Stochastic quantisation of Yang-Mills-Higgs in 3D (Q6579143)

The purpose of this paper is to construct and study the Langevin dynamic associated to the Euclidean Yang-Mills-Higgs (YMH) measure on the torus \(\mathbf{T}^d\), for \(d=3\). The authors establish both a state space and a Markov process associated to the stochastic quantisation equation of Yang-Mills-Higgs (YMH) theories. The state space \(S\) is a nonlinear metric space of distributions that can serve as initial conditions for the (deterministic and stochastic) YMH flow with good continuity properties.

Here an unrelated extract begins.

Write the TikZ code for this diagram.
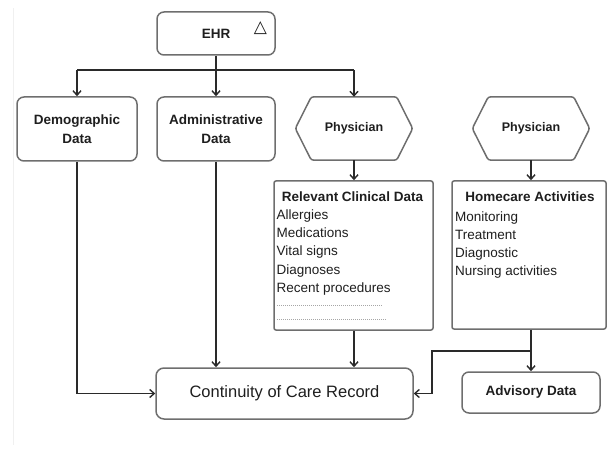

By taking into account the gauge covariance of the deterministic YMH flow, they extend the gauge equivalence relation \(\sim\) to \(S\) in a canonic way, creating a quotient space of ``gauge orbits'' \(\mathcal{O}\). Using the theory of regularity structures, they demonstrate local in time solutions to the renormalised stochastic YMH flow. Additionally, symmetry arguments in the small noise limit result in a unique selection of renormalization counterterms, ensuring that these solutions are gauge covariant in law. This enables the definition of a canonical Markov process on the space of gauge orbits \(\mathcal{O}\) up to a potential finite time blow-up, associated with the stochastic YMH flow. \N\NThe work aloso includes four appendices. Appendix A discusses modelled distributions with singular behaviour at \(t=0\) (allowing for the construction of solutions starting from suitable singular initial conditions). Appendix B contains results on the deterministic YMH flow (helpful for defining the gauge equivalence). Appendix C extends the well-posedness result from \(\S\) 5 to the coupled system discussed in \(\S\) 6 and \(\S\) 7. Appendix D proves that the solution maps are injective in law as functions of renormalisation constants (which is useful for showing gauge covariance in \(\S\) 6).